Bringing up the infra with systemd

  • Right now, we’re running all our VMs in tmux. That sort of works, but is not very robust. Let’s fix that.
  • Write systemd units for your VMs, the VDE switches and everything else you need to bring your virtual infrastructure up reliably.
  • You cannot install system-wide units (that would be inherently unsafe), but systemd allows you to manage user units. Take a look at systemd/User. Lingering has already been enabled for your account on all hypervisors.
  • Make sure that your units are started in the correct order, and that they are restarted when they fail.
  • Hints (ingredients):
    • systemd.service(5)
    • Type=forking
    • After=
    • Requires=
  • 10 bonus points for using service templates where it makes sense.
  • Make sure you understand the edge cases of your set up.
    • What happens when some VM unit crashes?
    • What happens when you stop some of the vde_switch units?
    • When all units are stopped and you start a VM unit, is the VDE switch started as well?
    • What if the VDE switch cannot be started?
  • Don’t forget to enable relevant units.
  • If you want to describe your setup, you can do so in hw/05/00-systemd-user, but it’s not required.
  • (20+10 points)

Set up Snapper

  • Install and configure Snapper on all your VMs to take regular snapshots of your file system
  • Make sure not to snapshot /var and /tmp (hint)
  • Make sure that your snapshot policy is reasonable and that you clean up old snapshots periodically
  • 10 bonus points for writing a quick’n’dirty shell script which sets up the other VMs over ssh (don’t log in as root though). Please submit the script as hw/05/01-snapper-setup.sh and describe how to use it. This time, don’t worry about best practices and just whip up something that works.
  • (20+10 points)

$repo/hw/05/03-ext4-dead

  • On every hypervisor you may find a new file called ~/hw/05/03-ext4.img. The file contains an ext4 file system.
  • The file system is corrupt.
  • Use /ctf from that file system as the answer in $repo/hw/05/03-ext4-dead.
  • Hint: in our setup, how do you use a file as a block device (a “drive”)?
  • (10+0 points)

$repo/hw/05/04-btrfs-raid-dead

  • On every hypervisor you may find new files called ~/hw/05/04-sd{a,b,c}.img.

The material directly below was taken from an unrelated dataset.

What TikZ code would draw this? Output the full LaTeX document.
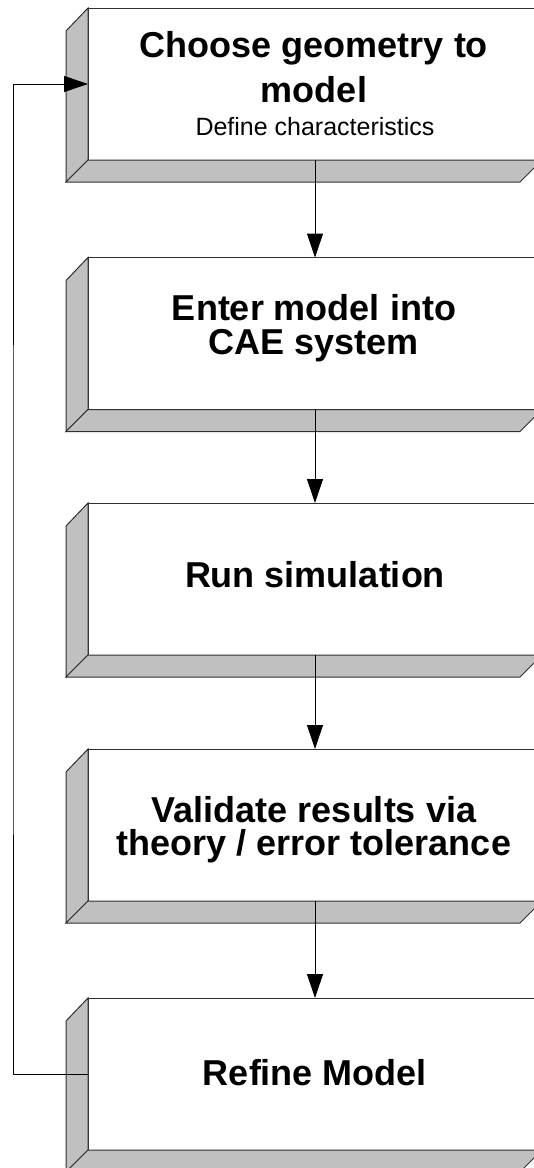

Those are three drives which make up a multi-device RAID 5-like file system.
  • One of the drives was accidentally wiped out by a careless sysadmin.
  • Repair the file system and use /ctf from the file system as the answer in $repo/hw/05/04-btrfs-raid-dead.
  • It’s not enough to recover /ctf, that’s rather trivial. Please do fix the file system. Use the wiped out device as a new member of the file system.
  • (15+0 points)

$repo/hw/05/05-resizing

  • On every hypervisor you may find a new file called ~/hw/05/05-disk.img. This is an image of a block device containing two partitions:
    • p1: 400 MiB partition with Btrfs file sytem
    • p2: 400 MiB partition with ext4 file system
  • Please change the disk layout:
    • p1: grow to 500 MiB
    • p2: shrink to 300 MiB
  • Please do not create new file systems (don’t use mkfs.*). The following is not what we are after in this exercise:
    • Copy all files from p1, p2 and p3
    • Create a new partition table
    • Create new file systems
    • Copy the files back
    • Please don’t do it this way, that’s not the point
    • In fact, there are no files in those file systems, it’s the file systems (the on-disk data structures) that we care about. Just imagine this is your disk, you’re running Archiso and the task at hand is to change the disk layout without disrupting the file systems or their contents.
  • Hints:
    • It may be a good idea to back up the disk.img, just in case you need to start over.
    • I needed to dd one of the partitions aside and dd it back later.
    • It would be wise to make sure the file systems are not corrupt after the resizing.
  • +10 bonus points if you can do this with just fdisk, dd and standard tools for Btrfs and ext4.
  • Please describe the process in $repo/hw/05/05-resizing
  • (15+10 points)

$repo/hw/05/06-sandwich

  • Pick any hypervisor and create a 2 TiB file which does not reserve any data blocks (i.e., the logical size of the file is 2 TiB) at ~/hw/05/06-sandwich.img and attach it as a block device to some Linux instance
  • LVM:
    • LVM#Background
    • Create a physical volume on that 2 TiB block device
    • Create a volume group vg0 containing that physical volume
    • Create a 1 TiB logical volume lv0 using vg0
  • On lv0, create a 20 GiB partition
  • On that 20 GiB partition, create an ext4 file system
  • In that ext4 file system, create a 1 GiB preallocated file /btrfs.img (that is, the file has logical size of 1 GiB and also reserves 1 GiB of space in the file system)
  • Attach that file as a block device to your VM (hint: losetup(8))
  • On this smaller block device, create a partition spanning the entire device
  • Create Btrfs on that 1 GiB partition
  • In the Btrfs file system, create a file /hello and write something nice to it.
  • Note that this is not a practical setup, rather, this is meant to show the immense flexibility of the Linux storage stack, and the extent to which you are already able to use it!
  • (20 points)

hw/05/09-feedback

  • If you have any valuable feedback, please do provide it here.
  • Points are only awarded for feedback which is actionable and can be used to improve the quality of the course.
  • Any constructive criticism is appreciated (and won’t be weaponized).

(Bonus) Going distributed

  • Migrate each of your VMs to a different hypervisor.
  • For networking to work, you need to make your switches distributed. 2 VDE switches (sw1, sw2) need to run on every hypervisor and same switches on different hypervisors need to be interconnected with a tunnel through the physical network
    • Hint: to connect the switches together see VDE2 README, look for vde_plug
  • Use systemd user units to set everything up
  • Optionally, you can link the switches together in a redundant configuration, in which case don’t forget to enable FSTP in the management interface of all the switches. Note, I didn’t test this and FSTP support seems funky.
  • The resulting configuration will be equivalent to the /tmp/vde-backbone.sock switch we’re using
  • (0+30 points)

(Total = 100+60 points)

Don’t forget to git push all your changes! Also, make sure that VM still works by the deadline—otherwise we have no way of grading your work.